"Werder ist ein besonderer Verein mit besonderen Menschen"

Frank Baumann im Abschlussinterview

Die Verabschiedung von Frank Baumann im wohninvest WESERSTADION beim Heimspiel gegen Bochum.
Frank Baumann war 25 Jahre lang beim SV Werder Bremen (Foto: WERDER.DE).
Profis
Donnerstag, 06.06.2024 / 16:00 Uhr

Das Interview führte Markus Biereichel

Frank Baumann verbrachte sein halbes Leben beim SV Werder Bremen. Nun heißt es für den 48-jährigen, der 1999 aus Nürnberg an den Osterdeich wechselte, Abschied zu nehmen. In seiner Zeit bei den den Grün-Weißen holte er 2004 nicht nur das Double, sondern übernahm später auch den Posten des Geschäftsführers. In einem letzten Abschlussinterview mit WERDER.TV spricht Baumann über seine 25 Jahre beim SVW.   

WERDER.DE: Moin Frank, dein Abschied rückt unaufhaltsam näher und schon bald lautet dein Tagesgeschäft nicht mehr Werder Bremen, sondern Familie Baumann.
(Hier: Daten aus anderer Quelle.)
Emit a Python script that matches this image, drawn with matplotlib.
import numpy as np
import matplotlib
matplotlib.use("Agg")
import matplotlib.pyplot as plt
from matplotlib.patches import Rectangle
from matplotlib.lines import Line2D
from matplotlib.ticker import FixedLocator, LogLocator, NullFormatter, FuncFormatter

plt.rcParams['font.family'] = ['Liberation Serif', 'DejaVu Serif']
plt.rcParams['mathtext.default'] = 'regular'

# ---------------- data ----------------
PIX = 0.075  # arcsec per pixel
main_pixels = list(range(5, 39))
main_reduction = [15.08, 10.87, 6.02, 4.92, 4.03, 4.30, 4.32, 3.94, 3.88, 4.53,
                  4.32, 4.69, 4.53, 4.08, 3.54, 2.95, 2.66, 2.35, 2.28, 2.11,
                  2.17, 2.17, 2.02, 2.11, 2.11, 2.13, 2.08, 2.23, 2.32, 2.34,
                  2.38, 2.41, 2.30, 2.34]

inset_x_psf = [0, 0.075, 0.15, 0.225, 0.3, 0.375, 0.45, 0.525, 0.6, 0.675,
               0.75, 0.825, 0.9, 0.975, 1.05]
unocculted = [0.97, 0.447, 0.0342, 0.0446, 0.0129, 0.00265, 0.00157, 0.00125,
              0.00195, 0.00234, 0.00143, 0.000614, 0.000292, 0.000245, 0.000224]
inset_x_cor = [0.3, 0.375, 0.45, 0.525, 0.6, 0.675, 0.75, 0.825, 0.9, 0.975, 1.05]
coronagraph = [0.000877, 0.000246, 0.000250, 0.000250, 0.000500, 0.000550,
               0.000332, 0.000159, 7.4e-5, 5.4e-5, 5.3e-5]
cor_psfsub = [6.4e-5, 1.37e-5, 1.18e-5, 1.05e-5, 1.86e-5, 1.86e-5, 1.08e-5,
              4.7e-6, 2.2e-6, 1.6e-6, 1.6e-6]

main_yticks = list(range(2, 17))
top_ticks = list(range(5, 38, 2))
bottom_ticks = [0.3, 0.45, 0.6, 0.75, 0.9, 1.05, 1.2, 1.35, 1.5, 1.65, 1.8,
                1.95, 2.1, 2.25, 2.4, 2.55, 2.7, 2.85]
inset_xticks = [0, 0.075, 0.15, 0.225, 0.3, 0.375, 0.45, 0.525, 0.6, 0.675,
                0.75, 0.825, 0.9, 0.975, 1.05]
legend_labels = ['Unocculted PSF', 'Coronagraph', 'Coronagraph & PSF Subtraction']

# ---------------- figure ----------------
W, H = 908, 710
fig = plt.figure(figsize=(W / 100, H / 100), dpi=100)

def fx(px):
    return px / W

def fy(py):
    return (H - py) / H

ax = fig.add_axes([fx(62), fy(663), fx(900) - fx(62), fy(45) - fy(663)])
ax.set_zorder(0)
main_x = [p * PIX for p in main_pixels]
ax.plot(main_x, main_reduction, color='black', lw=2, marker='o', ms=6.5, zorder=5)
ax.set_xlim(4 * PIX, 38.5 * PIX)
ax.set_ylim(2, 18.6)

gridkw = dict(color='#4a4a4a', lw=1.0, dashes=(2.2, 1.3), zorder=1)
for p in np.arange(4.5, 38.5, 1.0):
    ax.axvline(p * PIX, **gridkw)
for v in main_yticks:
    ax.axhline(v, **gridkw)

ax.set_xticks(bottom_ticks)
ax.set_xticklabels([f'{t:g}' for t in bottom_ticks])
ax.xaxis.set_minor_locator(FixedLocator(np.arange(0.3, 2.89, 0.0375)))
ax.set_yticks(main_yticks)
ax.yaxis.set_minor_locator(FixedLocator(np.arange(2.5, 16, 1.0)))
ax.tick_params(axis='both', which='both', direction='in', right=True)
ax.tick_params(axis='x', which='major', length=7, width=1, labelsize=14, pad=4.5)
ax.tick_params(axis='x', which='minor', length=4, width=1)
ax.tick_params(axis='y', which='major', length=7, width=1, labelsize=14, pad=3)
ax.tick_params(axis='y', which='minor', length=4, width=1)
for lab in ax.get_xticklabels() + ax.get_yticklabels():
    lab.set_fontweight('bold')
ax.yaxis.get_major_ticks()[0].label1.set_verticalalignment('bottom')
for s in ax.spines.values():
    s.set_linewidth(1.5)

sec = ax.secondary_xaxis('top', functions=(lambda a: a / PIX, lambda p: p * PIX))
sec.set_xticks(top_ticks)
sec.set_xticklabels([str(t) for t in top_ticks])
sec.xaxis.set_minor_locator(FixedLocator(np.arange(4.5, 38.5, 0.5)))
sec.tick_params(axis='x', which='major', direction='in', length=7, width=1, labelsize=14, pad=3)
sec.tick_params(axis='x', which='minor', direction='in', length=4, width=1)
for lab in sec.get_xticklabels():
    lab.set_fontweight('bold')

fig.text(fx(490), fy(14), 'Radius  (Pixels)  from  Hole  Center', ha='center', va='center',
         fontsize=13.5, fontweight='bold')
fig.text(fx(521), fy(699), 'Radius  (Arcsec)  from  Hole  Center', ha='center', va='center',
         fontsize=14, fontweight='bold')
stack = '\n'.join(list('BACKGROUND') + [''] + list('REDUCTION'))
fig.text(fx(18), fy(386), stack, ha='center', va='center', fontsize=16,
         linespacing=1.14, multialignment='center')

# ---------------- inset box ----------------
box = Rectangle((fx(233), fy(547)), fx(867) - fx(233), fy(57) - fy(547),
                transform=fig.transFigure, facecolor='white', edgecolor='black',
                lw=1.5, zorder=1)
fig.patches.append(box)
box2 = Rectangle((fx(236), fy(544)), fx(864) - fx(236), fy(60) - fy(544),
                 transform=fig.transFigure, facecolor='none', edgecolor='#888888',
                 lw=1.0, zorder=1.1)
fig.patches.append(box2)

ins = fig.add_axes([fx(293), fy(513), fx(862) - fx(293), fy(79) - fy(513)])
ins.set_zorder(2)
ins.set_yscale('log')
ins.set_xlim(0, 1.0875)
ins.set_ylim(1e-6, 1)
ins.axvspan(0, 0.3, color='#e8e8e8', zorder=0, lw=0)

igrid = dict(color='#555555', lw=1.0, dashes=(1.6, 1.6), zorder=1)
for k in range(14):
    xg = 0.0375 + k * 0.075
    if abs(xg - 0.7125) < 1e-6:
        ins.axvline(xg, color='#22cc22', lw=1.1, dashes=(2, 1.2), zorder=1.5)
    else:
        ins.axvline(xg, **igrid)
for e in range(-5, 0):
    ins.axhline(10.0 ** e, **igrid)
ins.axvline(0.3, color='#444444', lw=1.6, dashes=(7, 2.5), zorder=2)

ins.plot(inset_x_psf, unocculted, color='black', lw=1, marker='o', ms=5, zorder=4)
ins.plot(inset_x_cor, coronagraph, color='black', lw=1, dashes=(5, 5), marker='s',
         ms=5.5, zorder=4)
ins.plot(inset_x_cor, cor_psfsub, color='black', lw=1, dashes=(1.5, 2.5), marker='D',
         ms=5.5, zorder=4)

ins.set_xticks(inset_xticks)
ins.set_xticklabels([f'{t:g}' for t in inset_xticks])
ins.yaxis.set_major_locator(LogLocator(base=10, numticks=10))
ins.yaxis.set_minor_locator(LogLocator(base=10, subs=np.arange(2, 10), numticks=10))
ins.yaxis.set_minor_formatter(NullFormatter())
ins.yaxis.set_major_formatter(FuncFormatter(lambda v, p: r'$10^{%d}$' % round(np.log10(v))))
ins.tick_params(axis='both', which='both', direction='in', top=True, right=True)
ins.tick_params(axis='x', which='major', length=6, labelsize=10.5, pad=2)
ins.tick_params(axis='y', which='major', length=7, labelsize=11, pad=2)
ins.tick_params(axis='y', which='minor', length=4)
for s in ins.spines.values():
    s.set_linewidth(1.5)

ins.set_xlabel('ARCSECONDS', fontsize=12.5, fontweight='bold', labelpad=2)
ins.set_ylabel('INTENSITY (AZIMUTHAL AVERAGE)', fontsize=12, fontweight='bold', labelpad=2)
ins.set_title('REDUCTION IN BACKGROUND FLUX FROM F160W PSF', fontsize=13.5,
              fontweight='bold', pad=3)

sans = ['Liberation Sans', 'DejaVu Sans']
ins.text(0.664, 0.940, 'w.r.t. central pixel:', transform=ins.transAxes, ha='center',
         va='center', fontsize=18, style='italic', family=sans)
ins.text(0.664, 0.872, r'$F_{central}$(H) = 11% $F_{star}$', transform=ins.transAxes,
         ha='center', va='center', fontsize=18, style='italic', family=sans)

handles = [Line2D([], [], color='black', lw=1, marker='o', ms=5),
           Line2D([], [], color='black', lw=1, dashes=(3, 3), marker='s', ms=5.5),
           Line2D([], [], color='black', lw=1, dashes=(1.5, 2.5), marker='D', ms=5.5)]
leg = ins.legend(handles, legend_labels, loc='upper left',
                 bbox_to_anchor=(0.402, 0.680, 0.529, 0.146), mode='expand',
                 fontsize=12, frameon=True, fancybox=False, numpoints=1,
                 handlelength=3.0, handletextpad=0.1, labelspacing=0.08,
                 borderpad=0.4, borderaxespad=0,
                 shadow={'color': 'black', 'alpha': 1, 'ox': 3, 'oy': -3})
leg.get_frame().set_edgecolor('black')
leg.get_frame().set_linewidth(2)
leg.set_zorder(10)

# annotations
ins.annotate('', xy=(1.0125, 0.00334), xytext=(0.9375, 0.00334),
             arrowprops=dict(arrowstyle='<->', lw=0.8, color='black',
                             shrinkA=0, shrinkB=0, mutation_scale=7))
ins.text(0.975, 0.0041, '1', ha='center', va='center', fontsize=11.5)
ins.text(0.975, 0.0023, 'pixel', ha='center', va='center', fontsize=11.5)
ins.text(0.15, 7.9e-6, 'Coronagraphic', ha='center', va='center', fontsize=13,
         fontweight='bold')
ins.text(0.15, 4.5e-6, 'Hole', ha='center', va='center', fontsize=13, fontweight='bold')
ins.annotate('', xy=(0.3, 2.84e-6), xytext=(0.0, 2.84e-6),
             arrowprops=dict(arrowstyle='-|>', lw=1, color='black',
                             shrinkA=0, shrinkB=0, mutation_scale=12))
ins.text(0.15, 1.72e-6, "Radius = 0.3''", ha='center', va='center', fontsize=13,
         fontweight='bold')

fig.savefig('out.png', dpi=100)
Hast du dich da emotional schon drauf vorbereiten können?

Frank Baumann: Ich glaube ja. Es ist ja nicht meine erste Auszeit. Ich weiß, wie es ist von dem einen auf den anderen Tag erst mal nichts zu machen und zumindest keine beruflichen Aufgaben zu haben. Aber der Haushalt wird warten und insofern wird mir nicht langweilig werden (lacht). Es gibt einfach viele andere schöne Dinge, die in den letzten Jahren zu kurz gekommen sind. Darauf freue ich mich schon. 

WERDER:DE:Damals vor dem Sabbatical war aber klar, dass du in irgendeiner Form wieder einsteigen wirst. Jetzt hat es etwas von einem Ruhestand. Geht man dann damit anders um?
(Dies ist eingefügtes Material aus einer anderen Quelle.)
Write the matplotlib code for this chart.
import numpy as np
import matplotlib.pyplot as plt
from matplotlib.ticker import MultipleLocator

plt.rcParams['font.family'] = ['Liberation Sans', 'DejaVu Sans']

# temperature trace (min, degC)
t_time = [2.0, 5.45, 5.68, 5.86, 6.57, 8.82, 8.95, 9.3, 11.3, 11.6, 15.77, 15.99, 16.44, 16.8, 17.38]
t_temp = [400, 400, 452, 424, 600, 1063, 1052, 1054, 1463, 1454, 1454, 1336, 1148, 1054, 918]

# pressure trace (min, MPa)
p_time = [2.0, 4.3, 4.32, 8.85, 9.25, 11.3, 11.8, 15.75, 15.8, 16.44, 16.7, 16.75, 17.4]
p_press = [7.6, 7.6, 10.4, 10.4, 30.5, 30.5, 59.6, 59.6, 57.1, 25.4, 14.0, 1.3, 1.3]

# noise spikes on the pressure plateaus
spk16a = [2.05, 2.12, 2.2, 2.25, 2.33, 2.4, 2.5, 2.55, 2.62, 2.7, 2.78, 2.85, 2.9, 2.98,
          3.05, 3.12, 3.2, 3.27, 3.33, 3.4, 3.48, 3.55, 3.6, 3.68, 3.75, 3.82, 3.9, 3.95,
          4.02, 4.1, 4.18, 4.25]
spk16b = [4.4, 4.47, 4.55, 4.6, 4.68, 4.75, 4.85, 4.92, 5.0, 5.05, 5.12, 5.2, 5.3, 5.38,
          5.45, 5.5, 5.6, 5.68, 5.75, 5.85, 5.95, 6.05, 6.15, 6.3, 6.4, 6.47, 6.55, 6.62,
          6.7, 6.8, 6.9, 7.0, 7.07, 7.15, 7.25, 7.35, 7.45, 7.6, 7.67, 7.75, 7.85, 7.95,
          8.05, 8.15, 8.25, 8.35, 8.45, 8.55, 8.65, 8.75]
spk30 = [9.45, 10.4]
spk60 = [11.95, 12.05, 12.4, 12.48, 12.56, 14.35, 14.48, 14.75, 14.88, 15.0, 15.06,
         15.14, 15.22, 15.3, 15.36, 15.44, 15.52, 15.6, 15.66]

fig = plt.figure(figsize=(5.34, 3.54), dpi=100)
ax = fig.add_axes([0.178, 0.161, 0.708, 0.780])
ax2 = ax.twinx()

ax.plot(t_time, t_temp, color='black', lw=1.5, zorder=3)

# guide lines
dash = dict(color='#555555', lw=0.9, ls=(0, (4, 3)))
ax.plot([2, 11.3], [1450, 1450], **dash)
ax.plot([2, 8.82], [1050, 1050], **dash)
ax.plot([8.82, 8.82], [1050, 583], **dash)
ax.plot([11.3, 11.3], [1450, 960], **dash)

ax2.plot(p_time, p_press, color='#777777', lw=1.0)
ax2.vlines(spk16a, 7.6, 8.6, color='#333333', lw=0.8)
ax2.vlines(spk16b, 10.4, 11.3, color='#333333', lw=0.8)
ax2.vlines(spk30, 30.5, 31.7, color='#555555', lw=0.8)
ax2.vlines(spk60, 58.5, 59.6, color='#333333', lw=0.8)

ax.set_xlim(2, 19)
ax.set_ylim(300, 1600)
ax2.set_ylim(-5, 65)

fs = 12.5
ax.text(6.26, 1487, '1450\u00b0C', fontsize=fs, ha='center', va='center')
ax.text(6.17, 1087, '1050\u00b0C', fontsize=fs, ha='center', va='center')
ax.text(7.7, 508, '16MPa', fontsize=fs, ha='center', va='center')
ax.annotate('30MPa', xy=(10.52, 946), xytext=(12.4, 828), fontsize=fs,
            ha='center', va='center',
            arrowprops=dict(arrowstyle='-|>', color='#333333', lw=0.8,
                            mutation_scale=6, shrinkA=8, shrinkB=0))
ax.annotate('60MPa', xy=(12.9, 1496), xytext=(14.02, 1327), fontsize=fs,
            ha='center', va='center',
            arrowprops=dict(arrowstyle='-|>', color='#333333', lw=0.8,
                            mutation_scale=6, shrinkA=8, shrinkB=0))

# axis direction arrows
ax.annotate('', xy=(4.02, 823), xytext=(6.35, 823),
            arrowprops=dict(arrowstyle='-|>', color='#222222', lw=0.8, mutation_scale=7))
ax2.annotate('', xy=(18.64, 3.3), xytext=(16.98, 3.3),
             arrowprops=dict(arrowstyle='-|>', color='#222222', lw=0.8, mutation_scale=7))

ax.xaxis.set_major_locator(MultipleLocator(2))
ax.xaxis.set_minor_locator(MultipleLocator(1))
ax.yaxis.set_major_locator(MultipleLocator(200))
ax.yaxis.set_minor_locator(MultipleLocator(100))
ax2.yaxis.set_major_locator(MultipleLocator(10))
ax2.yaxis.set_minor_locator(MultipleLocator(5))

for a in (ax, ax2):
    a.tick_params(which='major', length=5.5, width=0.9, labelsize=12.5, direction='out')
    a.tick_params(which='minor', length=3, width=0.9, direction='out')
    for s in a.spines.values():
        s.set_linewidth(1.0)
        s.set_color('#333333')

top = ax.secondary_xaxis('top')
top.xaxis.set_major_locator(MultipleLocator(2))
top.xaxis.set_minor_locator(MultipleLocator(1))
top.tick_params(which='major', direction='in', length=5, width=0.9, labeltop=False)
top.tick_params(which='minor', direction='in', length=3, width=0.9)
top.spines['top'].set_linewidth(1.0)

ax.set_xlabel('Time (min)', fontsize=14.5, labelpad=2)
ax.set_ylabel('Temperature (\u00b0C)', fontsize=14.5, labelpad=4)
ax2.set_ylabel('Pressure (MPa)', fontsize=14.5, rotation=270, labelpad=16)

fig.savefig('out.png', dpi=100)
Frank Baumann: Ich weiß noch nicht, ob es ein endgültiger Ruhestand werden wird oder nicht. Aktuell gehe ich davon aus, dass die Auszeit länger sein wird als ein, zwei Jahre. Aber ausschließen möchte ich einfach nichts. Ich werde trotzdem jetzt erst mal die nächsten Wochen und Monate ganz entspannt regenerieren, in den Tag hineinleben und dann natürlich auch noch ein stückweit die Zeit nutzen wollen, um mich weiterzubilden. Dann werde ich schauen, ob wirklich noch mal eine spannende Aufgabe kommt. Ob das dann hauptberuflich ist, ob das im Fußball ist oder in anderen Branchen - das will ich alles komplett offenlassen und da erst mal nichts ausschließen.

WERDER.DE:Du hattest die Entscheidung bereits sehr früh kommunizierst. Aus deiner Sicht die richtige Entscheidung, zum richtigen Zeitpunkt aufzuhören? 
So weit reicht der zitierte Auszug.